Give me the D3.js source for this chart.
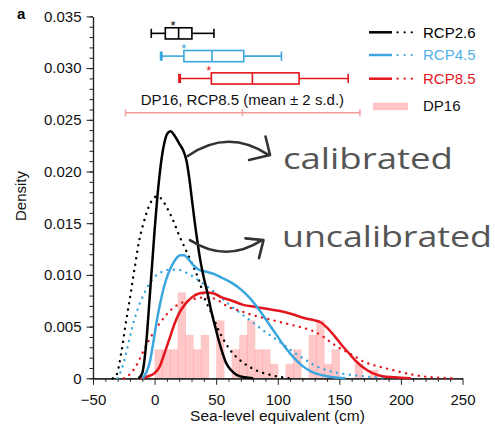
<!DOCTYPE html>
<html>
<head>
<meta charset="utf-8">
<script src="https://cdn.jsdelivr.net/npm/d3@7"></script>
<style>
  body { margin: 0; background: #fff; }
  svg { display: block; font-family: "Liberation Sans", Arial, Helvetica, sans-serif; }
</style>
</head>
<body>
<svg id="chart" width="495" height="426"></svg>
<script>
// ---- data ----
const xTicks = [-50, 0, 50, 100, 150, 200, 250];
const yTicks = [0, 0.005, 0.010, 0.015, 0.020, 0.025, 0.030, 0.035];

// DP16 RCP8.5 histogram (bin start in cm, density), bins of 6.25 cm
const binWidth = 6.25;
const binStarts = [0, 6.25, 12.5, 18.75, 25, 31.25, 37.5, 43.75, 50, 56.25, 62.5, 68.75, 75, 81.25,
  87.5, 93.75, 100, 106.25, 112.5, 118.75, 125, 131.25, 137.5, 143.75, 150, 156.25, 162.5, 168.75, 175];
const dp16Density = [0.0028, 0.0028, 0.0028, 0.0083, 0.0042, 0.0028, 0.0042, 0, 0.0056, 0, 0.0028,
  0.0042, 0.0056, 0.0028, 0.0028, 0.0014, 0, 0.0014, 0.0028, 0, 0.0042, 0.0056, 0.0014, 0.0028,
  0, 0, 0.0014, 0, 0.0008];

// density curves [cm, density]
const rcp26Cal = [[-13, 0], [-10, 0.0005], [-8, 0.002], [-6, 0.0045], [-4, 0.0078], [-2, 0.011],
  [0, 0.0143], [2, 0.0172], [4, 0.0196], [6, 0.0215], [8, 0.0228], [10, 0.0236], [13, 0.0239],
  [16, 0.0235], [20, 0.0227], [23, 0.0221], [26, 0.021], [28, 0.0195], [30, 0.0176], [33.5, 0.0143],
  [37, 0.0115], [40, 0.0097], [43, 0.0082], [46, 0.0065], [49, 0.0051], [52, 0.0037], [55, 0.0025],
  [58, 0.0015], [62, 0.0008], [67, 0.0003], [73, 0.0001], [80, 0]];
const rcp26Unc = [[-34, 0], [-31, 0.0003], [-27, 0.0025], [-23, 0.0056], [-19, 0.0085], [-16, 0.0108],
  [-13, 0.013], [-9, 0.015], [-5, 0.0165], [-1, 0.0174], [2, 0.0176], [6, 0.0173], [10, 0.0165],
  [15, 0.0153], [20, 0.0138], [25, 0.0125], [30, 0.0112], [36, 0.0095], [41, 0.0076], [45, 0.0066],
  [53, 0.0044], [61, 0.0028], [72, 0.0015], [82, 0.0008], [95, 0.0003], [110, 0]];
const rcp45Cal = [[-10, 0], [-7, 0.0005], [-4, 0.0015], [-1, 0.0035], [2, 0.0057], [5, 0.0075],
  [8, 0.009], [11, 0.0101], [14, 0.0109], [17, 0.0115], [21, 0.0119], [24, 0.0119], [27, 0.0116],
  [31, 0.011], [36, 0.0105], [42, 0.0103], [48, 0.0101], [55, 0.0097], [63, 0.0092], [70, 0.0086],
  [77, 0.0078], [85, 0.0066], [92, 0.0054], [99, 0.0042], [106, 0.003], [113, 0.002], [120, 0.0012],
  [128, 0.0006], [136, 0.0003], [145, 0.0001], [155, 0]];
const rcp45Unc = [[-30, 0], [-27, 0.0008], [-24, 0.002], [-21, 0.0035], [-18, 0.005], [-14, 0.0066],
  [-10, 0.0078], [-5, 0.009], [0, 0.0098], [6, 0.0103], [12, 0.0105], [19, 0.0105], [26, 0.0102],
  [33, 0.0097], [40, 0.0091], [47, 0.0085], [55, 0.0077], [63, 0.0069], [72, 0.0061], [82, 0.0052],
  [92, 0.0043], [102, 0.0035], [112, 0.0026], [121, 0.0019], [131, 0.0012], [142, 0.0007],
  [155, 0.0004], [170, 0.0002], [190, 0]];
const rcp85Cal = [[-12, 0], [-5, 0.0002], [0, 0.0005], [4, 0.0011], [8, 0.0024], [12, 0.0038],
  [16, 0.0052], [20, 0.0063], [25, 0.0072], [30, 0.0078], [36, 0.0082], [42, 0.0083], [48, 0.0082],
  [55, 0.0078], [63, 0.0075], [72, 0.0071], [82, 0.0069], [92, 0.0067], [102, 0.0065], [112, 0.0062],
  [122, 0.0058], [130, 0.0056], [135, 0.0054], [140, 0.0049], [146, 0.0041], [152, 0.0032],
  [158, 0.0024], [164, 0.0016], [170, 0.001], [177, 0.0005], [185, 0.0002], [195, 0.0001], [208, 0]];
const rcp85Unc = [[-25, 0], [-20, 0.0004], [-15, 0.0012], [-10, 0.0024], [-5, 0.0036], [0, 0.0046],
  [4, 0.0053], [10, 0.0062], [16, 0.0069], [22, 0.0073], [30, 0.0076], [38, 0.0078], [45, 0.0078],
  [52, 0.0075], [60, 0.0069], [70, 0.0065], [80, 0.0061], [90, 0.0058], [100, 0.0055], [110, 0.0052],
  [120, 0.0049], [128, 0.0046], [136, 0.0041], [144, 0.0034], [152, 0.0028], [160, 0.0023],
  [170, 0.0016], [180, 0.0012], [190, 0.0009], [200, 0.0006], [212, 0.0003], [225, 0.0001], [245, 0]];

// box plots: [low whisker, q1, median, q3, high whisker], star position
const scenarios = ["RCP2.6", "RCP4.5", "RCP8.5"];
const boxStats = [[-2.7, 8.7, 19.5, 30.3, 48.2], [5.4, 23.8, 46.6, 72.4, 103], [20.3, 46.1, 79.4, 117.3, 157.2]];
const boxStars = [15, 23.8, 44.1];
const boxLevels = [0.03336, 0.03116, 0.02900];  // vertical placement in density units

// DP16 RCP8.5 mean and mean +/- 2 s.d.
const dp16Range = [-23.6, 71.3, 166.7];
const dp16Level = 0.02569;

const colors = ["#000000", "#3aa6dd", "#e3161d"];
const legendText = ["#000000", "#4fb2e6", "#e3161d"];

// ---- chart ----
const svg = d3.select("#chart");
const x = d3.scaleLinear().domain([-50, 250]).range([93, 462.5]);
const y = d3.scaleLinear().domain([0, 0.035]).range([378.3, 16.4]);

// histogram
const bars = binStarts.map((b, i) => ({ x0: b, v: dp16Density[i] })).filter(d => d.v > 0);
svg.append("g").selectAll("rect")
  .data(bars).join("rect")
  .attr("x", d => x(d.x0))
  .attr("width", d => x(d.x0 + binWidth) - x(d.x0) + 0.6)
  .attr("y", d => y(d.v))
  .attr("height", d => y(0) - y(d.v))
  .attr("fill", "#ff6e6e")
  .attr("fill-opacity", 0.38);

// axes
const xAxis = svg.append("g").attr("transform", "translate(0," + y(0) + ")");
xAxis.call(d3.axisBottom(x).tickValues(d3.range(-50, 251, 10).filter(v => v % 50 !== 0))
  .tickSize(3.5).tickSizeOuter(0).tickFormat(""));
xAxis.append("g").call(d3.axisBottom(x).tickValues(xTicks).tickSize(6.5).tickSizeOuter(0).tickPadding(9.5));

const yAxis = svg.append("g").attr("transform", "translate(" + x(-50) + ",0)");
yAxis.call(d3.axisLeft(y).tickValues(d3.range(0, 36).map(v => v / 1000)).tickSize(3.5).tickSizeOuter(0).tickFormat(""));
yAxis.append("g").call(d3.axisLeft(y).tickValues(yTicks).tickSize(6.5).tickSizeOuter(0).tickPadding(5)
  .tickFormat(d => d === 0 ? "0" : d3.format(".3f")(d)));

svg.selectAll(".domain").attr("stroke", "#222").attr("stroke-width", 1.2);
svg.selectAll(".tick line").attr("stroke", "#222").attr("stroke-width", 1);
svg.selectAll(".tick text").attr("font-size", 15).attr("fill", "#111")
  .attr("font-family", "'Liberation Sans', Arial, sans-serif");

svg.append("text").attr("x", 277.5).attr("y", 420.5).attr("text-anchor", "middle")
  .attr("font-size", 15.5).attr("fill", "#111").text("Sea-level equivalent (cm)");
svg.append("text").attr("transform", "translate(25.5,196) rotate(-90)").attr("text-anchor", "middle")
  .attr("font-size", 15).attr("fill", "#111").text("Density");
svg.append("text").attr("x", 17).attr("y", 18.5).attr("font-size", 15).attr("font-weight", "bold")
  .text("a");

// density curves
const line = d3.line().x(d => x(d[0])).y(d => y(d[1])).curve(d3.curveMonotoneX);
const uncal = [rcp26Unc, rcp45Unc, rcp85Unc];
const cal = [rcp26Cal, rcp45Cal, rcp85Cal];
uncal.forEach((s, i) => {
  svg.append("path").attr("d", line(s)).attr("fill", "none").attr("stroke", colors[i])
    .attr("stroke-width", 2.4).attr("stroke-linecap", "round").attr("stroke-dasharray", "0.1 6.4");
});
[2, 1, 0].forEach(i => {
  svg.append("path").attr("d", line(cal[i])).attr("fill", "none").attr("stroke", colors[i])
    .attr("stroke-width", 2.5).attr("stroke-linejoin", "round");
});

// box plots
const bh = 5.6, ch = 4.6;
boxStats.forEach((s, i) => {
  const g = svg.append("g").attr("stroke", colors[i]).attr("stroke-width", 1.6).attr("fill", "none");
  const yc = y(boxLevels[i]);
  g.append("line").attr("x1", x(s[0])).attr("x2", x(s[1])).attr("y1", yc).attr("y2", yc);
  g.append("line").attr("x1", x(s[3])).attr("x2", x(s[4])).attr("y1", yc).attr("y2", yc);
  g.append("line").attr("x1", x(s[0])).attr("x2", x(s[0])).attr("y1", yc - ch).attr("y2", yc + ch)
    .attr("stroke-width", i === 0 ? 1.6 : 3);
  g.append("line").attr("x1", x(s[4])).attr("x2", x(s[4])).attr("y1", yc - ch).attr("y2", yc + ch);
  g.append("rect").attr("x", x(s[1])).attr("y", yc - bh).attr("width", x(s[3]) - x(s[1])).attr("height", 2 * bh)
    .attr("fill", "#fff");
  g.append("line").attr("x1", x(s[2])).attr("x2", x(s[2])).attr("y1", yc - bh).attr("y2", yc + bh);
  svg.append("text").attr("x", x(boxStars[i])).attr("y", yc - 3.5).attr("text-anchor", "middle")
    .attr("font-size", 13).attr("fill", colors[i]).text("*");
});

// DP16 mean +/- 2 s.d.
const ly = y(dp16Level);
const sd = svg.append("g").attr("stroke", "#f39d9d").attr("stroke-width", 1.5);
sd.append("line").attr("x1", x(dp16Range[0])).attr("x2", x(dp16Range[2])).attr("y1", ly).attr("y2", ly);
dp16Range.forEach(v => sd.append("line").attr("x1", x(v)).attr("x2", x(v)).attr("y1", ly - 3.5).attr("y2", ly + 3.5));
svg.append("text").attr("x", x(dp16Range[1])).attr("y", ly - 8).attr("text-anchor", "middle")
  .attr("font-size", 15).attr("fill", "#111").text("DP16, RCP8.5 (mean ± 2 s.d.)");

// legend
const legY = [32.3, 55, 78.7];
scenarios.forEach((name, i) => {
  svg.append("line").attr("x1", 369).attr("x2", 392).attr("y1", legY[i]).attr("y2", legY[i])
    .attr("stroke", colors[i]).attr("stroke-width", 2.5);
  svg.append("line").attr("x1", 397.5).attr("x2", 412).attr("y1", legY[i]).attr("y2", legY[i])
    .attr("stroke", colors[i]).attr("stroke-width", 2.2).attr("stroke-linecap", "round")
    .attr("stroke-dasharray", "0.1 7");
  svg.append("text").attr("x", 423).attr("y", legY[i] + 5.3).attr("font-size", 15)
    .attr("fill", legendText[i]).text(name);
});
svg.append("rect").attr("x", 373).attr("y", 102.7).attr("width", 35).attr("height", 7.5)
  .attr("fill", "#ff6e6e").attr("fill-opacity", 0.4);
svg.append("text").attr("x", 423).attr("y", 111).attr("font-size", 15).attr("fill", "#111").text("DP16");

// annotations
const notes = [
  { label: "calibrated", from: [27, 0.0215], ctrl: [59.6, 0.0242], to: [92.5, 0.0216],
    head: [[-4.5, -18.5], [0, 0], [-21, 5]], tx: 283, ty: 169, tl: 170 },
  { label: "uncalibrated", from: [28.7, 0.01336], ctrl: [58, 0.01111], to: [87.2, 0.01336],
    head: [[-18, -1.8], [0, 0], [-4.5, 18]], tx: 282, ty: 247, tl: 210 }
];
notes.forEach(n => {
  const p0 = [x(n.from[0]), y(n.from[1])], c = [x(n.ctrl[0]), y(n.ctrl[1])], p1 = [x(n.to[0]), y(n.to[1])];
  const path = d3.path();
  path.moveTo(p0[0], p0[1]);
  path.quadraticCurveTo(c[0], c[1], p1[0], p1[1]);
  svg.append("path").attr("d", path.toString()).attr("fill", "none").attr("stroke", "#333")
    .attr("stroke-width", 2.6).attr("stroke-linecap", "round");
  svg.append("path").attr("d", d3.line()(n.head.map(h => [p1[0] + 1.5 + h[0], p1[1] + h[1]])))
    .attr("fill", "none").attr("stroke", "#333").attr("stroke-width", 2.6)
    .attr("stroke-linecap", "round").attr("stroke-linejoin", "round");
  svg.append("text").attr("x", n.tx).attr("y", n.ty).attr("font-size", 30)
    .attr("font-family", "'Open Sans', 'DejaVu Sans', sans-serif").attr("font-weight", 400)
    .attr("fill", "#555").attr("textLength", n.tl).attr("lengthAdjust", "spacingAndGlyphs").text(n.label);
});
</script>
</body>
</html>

### What is needed
Restate only the lines running from the start of the material above through the line containing "0.025, 0.030, 0.035];", ends included. No pictures.

### Written response
Give me the D3.js source for this chart.
<!DOCTYPE html>
<html>
<head>
<meta charset="utf-8">
<script src="https://cdn.jsdelivr.net/npm/d3@7"></script>
<style>
  body { margin: 0; background: #fff; }
  svg { display: block; font-family: "Liberation Sans", Arial, Helvetica, sans-serif; }
</style>
</head>
<body>
<svg id="chart" width="495" height="426"></svg>
<script>
// ---- data ----
const xTicks = [-50, 0, 50, 100, 150, 200, 250];
const yTicks = [0, 0.005, 0.010, 0.015, 0.020, 0.025, 0.030, 0.035];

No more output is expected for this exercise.